▶ **PROBLEM STATEMENT**
Copy exactly the lines from the line containing "Generate a Python" to the line containing "- round(datum.value*40)) <", both lines included, and omit any pictures.

Entries with chart source code:
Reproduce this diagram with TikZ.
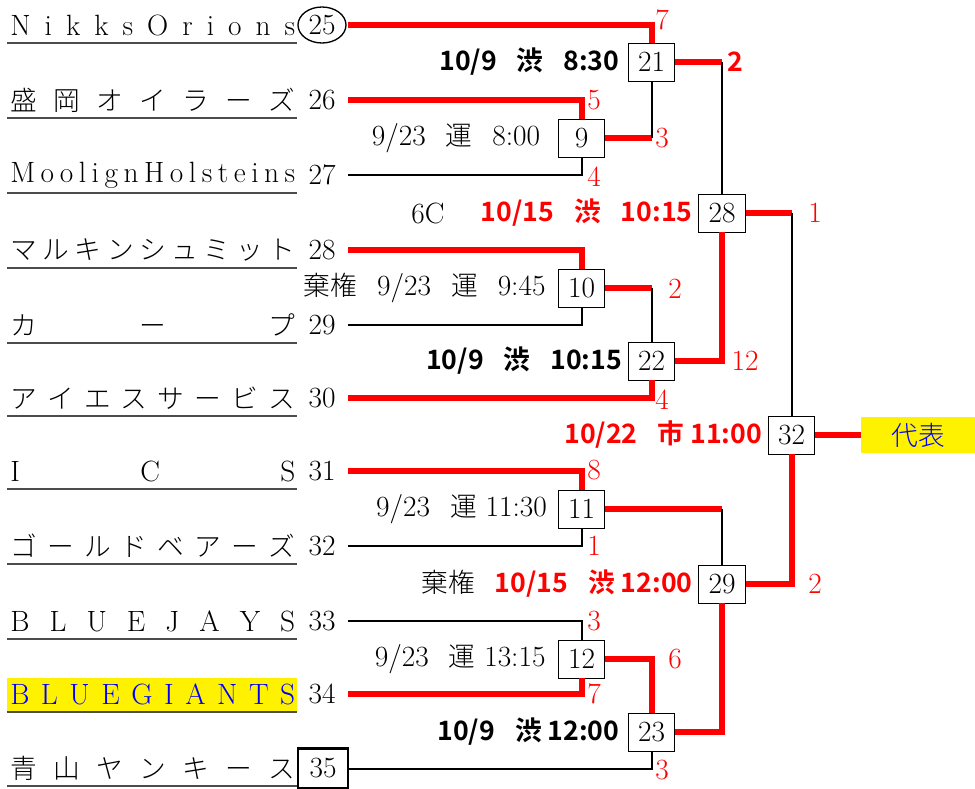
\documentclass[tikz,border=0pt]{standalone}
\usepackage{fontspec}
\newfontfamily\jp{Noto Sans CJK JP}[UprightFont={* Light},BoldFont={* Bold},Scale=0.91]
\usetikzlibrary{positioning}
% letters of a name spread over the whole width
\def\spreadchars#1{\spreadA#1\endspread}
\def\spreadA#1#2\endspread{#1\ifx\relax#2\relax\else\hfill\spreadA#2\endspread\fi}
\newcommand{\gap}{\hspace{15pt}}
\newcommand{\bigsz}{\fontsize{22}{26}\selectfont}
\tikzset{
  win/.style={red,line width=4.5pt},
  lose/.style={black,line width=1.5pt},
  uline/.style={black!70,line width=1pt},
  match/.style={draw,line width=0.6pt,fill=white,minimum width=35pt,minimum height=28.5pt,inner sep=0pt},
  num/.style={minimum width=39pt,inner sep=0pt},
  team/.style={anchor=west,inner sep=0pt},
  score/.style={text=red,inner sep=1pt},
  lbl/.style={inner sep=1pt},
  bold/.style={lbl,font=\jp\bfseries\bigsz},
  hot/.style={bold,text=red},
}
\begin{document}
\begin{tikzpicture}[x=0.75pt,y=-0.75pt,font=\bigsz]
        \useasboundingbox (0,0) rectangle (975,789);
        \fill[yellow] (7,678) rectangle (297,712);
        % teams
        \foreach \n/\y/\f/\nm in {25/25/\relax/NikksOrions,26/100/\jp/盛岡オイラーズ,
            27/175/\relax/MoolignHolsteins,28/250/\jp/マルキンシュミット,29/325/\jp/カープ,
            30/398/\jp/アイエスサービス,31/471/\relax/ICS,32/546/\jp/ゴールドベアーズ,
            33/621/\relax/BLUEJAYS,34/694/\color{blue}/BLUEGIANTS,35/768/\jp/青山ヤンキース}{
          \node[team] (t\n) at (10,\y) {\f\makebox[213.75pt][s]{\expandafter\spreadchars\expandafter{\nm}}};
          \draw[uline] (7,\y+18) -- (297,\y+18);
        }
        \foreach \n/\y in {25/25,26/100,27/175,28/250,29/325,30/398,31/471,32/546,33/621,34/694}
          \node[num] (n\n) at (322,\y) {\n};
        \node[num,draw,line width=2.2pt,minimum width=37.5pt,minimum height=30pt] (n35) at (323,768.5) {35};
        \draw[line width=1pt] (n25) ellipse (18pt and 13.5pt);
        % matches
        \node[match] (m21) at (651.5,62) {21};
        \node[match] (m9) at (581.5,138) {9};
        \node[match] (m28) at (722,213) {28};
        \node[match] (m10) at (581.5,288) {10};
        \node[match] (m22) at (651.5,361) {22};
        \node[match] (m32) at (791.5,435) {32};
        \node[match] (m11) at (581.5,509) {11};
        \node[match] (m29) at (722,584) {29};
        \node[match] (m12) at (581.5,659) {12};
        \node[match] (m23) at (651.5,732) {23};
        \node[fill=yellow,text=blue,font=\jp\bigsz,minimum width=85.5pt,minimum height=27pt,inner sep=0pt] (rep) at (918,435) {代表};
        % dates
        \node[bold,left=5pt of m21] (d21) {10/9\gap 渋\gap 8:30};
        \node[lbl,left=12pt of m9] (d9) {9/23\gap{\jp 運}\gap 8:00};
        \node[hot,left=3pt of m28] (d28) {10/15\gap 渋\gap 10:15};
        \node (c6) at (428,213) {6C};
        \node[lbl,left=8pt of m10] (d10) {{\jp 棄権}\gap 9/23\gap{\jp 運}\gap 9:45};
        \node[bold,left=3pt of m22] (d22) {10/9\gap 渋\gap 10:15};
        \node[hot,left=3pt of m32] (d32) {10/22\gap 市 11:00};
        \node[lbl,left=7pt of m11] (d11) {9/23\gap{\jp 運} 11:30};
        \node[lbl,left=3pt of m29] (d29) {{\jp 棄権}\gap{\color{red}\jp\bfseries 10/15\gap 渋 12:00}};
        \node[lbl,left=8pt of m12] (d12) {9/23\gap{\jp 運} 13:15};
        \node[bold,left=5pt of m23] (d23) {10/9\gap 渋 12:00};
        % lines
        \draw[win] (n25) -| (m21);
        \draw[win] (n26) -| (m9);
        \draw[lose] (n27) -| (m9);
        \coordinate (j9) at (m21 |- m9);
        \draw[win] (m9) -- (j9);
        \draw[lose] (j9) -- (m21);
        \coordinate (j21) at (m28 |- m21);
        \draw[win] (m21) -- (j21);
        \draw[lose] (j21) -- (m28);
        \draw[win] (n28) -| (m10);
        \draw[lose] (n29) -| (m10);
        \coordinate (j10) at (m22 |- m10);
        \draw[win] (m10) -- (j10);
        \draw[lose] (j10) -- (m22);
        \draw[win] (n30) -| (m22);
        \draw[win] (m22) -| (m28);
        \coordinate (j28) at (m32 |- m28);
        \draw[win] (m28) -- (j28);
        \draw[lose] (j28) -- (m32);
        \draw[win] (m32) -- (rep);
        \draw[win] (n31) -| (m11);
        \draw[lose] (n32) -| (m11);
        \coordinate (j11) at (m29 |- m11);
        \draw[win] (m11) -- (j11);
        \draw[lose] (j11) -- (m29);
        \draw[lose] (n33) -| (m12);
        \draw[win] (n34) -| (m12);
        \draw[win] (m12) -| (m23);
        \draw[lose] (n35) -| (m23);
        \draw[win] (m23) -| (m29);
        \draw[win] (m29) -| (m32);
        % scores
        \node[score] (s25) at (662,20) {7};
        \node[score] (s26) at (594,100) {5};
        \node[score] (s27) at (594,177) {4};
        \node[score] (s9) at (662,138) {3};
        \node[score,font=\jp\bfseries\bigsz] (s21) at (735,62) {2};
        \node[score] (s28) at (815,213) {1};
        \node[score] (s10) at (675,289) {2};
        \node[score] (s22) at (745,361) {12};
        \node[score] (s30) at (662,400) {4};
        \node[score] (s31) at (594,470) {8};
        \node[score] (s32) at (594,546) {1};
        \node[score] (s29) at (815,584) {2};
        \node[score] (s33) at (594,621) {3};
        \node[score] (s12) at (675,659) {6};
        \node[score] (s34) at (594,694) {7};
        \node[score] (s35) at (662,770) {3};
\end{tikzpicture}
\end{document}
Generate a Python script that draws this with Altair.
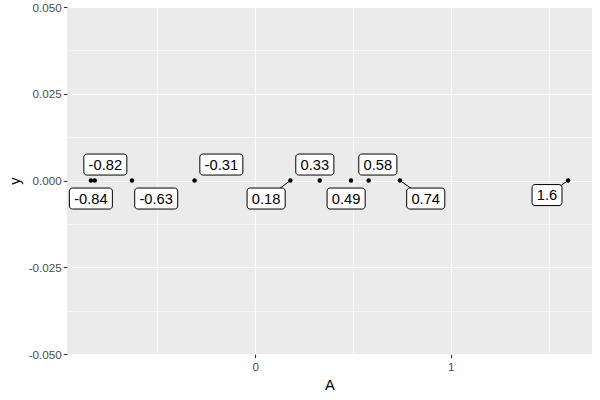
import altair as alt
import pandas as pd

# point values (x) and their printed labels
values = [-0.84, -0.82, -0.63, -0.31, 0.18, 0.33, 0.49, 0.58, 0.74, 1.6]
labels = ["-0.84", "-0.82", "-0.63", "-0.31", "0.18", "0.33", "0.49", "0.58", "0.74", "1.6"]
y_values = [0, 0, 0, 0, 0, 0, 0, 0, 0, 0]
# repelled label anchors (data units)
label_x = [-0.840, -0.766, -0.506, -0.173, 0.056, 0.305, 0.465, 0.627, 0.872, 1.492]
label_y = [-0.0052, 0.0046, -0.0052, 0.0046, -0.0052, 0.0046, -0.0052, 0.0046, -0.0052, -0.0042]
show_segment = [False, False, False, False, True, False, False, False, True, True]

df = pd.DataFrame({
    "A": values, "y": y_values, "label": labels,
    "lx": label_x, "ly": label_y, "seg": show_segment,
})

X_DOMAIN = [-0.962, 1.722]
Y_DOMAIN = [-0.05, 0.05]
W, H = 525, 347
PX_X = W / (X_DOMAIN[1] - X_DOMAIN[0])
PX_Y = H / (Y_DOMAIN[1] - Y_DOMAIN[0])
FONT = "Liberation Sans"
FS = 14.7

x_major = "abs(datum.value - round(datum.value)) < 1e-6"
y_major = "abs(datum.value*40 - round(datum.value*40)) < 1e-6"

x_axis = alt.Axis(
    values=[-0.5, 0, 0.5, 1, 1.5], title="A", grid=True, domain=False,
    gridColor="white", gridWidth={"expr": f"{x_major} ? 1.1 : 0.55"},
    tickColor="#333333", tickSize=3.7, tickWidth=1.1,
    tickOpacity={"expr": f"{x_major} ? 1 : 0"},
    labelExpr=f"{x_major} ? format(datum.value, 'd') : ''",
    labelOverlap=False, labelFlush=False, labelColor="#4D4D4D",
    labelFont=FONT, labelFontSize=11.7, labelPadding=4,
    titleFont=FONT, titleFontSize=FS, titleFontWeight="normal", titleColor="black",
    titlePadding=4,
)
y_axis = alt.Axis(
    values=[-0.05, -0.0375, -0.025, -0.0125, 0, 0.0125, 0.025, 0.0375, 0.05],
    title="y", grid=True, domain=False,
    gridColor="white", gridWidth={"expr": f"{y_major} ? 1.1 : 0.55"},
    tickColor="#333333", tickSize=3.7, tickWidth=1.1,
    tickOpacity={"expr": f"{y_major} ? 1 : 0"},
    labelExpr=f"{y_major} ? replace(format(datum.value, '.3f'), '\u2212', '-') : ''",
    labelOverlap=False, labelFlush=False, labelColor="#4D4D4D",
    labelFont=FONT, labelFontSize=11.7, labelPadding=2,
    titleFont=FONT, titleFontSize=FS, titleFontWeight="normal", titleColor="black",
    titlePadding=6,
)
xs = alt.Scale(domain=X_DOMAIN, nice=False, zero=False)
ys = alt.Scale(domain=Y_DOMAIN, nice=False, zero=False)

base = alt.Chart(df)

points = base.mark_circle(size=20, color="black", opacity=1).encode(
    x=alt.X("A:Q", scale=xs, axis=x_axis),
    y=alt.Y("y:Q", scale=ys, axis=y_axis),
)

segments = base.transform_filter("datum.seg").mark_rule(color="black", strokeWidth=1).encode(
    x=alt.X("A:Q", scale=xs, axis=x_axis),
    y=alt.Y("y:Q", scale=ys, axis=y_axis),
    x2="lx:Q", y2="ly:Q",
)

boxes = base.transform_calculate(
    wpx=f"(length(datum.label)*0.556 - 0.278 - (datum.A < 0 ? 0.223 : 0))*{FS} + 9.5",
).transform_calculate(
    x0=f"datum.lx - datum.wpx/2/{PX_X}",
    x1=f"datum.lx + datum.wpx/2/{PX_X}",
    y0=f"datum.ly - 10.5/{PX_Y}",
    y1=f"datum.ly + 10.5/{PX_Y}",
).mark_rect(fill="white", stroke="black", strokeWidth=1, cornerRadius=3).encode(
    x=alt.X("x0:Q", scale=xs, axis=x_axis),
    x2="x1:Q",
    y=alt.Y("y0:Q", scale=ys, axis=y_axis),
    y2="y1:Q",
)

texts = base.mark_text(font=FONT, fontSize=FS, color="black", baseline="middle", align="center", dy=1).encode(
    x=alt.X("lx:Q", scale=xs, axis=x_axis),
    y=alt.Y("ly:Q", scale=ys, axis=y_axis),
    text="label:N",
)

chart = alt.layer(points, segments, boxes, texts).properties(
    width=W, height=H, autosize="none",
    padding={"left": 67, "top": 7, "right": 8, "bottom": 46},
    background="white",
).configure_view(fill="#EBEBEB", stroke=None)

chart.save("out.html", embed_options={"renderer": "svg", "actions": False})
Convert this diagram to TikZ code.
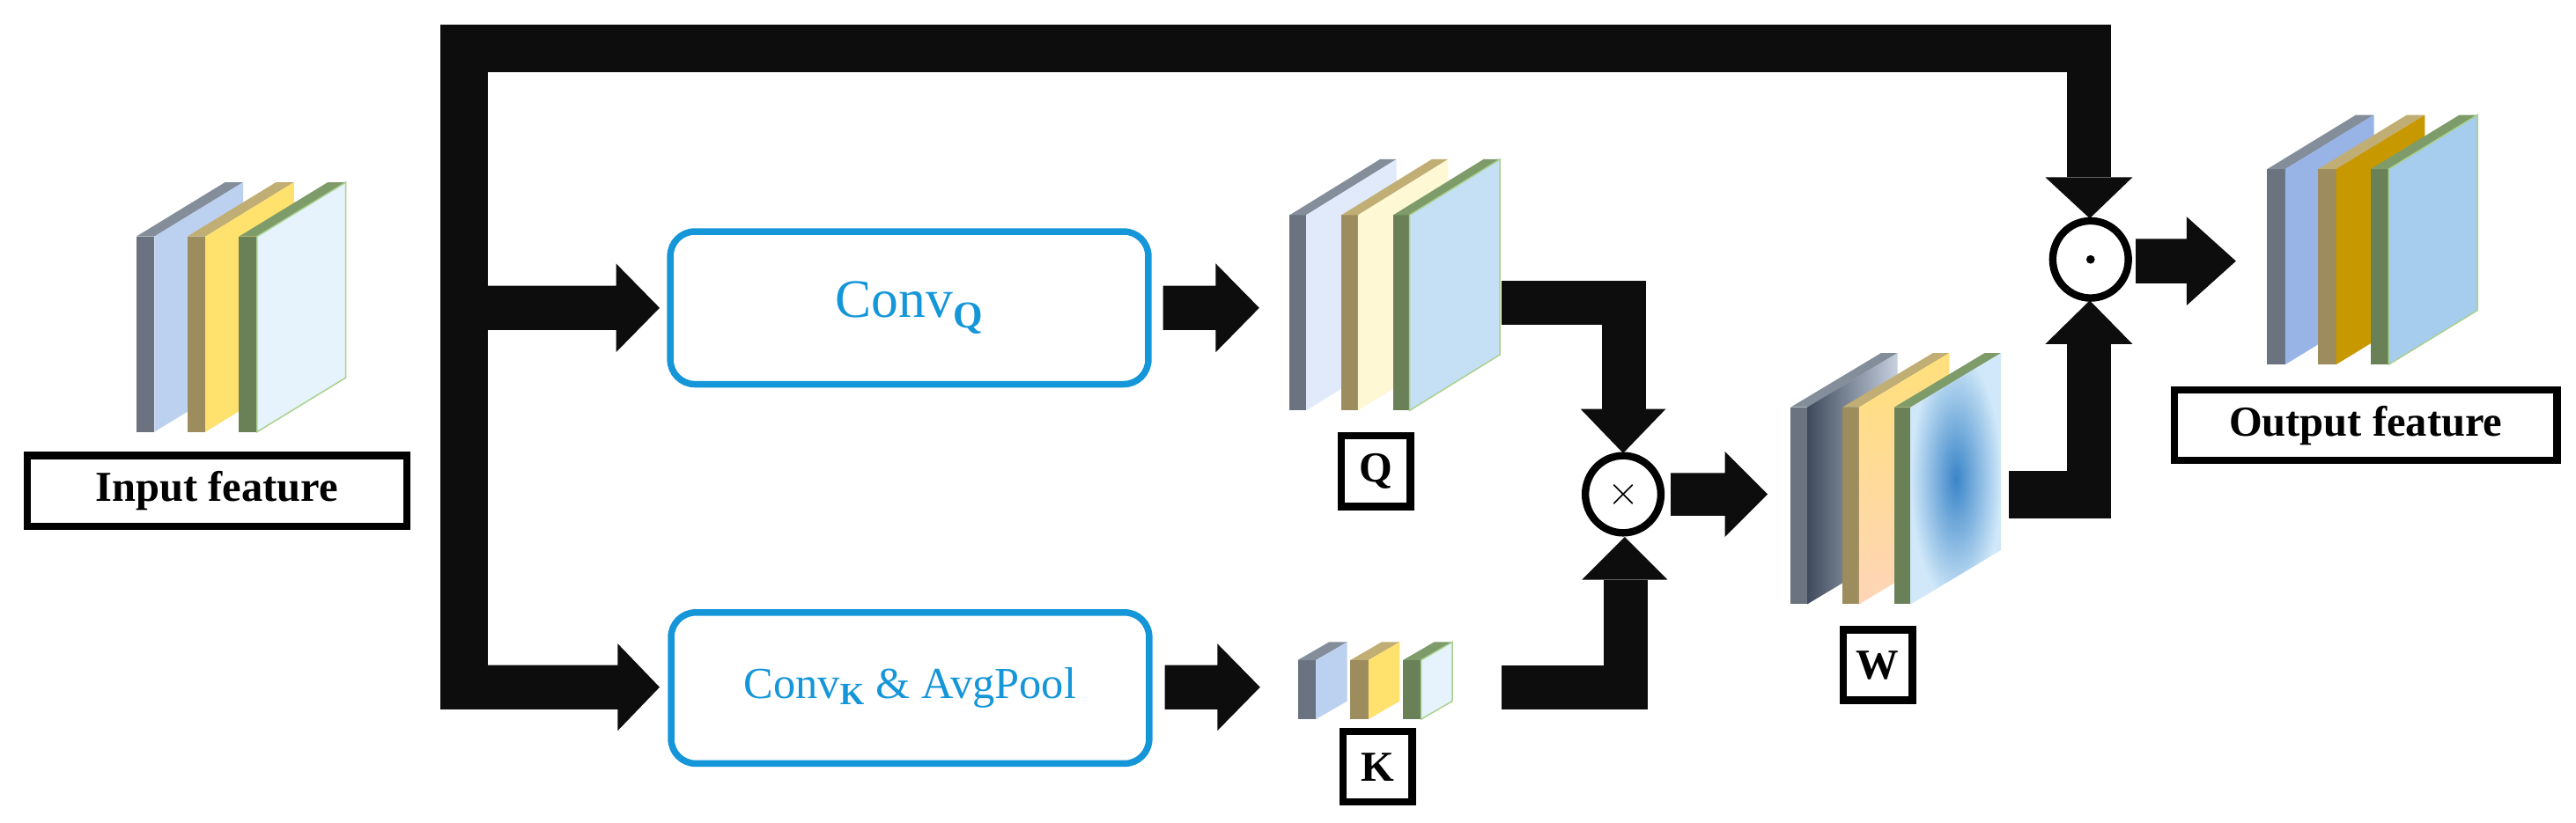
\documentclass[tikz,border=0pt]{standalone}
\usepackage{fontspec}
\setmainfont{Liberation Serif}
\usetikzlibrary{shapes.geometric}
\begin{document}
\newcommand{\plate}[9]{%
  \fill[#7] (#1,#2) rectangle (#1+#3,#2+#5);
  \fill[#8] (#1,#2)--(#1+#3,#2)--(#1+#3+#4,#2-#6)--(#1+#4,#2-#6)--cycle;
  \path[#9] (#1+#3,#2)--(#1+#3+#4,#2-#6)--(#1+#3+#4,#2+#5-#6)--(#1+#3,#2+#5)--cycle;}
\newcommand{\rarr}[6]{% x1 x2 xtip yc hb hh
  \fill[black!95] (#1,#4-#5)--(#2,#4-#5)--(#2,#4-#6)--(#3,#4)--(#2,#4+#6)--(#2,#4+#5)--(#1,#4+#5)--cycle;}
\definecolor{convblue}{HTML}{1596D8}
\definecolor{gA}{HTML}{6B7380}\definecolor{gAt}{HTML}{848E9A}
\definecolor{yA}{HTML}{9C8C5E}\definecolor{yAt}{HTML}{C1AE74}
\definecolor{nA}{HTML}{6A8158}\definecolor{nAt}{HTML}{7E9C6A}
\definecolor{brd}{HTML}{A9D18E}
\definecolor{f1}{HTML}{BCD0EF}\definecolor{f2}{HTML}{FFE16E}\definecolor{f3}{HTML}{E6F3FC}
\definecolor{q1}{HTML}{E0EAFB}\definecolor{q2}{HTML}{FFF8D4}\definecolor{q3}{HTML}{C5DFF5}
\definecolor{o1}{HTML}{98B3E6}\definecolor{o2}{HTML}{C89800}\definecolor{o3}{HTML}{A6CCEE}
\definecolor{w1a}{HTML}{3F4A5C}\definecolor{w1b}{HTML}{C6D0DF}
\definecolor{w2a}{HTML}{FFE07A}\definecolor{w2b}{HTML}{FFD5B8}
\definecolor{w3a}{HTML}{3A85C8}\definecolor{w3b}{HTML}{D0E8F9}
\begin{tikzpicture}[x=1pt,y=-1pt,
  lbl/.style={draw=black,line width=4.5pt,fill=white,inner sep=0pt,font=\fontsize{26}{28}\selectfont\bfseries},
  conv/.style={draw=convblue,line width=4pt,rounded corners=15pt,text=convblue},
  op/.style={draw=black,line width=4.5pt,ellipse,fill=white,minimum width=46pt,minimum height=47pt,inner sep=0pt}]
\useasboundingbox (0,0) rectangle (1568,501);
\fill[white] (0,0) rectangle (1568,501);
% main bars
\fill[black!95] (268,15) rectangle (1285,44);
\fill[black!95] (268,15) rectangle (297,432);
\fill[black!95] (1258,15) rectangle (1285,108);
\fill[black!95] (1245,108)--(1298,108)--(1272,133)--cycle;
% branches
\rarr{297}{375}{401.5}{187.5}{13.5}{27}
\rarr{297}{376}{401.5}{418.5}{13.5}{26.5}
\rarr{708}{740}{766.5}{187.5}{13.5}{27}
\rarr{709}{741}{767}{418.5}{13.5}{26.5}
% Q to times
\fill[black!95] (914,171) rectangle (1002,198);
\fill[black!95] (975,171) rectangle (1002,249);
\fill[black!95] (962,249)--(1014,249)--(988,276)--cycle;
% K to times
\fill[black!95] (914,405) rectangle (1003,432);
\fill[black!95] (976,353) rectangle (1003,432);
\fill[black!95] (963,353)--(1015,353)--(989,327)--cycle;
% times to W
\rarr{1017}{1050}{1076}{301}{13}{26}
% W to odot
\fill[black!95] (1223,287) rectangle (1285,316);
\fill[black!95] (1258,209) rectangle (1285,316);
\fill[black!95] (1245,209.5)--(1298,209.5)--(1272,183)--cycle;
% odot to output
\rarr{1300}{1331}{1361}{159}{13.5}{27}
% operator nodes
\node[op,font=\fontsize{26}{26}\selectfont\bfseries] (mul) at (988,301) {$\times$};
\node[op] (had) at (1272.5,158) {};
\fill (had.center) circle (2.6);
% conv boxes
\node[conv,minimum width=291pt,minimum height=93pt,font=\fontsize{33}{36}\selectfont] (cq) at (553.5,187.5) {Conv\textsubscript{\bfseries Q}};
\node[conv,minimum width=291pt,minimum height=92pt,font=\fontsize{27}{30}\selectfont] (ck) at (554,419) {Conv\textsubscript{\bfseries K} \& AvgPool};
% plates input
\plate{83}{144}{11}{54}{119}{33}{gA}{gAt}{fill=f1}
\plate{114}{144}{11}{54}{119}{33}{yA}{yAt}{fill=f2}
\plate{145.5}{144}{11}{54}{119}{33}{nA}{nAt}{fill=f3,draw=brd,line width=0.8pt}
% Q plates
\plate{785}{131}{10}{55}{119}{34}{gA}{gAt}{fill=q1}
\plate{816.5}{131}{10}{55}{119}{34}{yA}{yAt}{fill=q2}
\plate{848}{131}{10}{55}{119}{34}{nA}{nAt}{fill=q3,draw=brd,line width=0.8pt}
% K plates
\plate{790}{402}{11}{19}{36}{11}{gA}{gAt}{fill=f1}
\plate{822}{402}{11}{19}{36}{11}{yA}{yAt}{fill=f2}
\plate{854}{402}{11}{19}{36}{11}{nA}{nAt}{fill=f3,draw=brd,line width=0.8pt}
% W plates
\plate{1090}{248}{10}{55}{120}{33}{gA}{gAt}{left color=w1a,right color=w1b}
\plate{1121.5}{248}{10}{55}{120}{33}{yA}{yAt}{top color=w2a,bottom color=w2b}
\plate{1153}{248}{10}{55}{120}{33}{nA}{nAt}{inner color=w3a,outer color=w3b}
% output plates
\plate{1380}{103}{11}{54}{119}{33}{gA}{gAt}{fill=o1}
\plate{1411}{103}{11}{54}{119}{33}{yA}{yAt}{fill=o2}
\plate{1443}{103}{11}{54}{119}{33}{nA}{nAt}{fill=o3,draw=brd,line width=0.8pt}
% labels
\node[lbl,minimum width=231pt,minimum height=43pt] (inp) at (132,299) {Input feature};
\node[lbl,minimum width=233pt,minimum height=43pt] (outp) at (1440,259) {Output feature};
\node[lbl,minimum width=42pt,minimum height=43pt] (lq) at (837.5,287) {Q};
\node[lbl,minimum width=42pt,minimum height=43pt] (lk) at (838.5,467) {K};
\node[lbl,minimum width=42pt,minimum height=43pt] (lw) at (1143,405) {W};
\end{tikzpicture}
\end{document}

▶ **ANSWER TO THIS PROBLEM**
Generate a Python script that draws this with Altair.
import altair as alt
import pandas as pd

# point values (x) and their printed labels
values = [-0.84, -0.82, -0.63, -0.31, 0.18, 0.33, 0.49, 0.58, 0.74, 1.6]
labels = ["-0.84", "-0.82", "-0.63", "-0.31", "0.18", "0.33", "0.49", "0.58", "0.74", "1.6"]
y_values = [0, 0, 0, 0, 0, 0, 0, 0, 0, 0]
# repelled label anchors (data units)
label_x = [-0.840, -0.766, -0.506, -0.173, 0.056, 0.305, 0.465, 0.627, 0.872, 1.492]
label_y = [-0.0052, 0.0046, -0.0052, 0.0046, -0.0052, 0.0046, -0.0052, 0.0046, -0.0052, -0.0042]
show_segment = [False, False, False, False, True, False, False, False, True, True]

df = pd.DataFrame({
    "A": values, "y": y_values, "label": labels,
    "lx": label_x, "ly": label_y, "seg": show_segment,
})

X_DOMAIN = [-0.962, 1.722]
Y_DOMAIN = [-0.05, 0.05]
W, H = 525, 347
PX_X = W / (X_DOMAIN[1] - X_DOMAIN[0])
PX_Y = H / (Y_DOMAIN[1] - Y_DOMAIN[0])
FONT = "Liberation Sans"
FS = 14.7

x_major = "abs(datum.value - round(datum.value)) < 1e-6"
y_major = "abs(datum.value*40 - round(datum.value*40)) < 1e-6"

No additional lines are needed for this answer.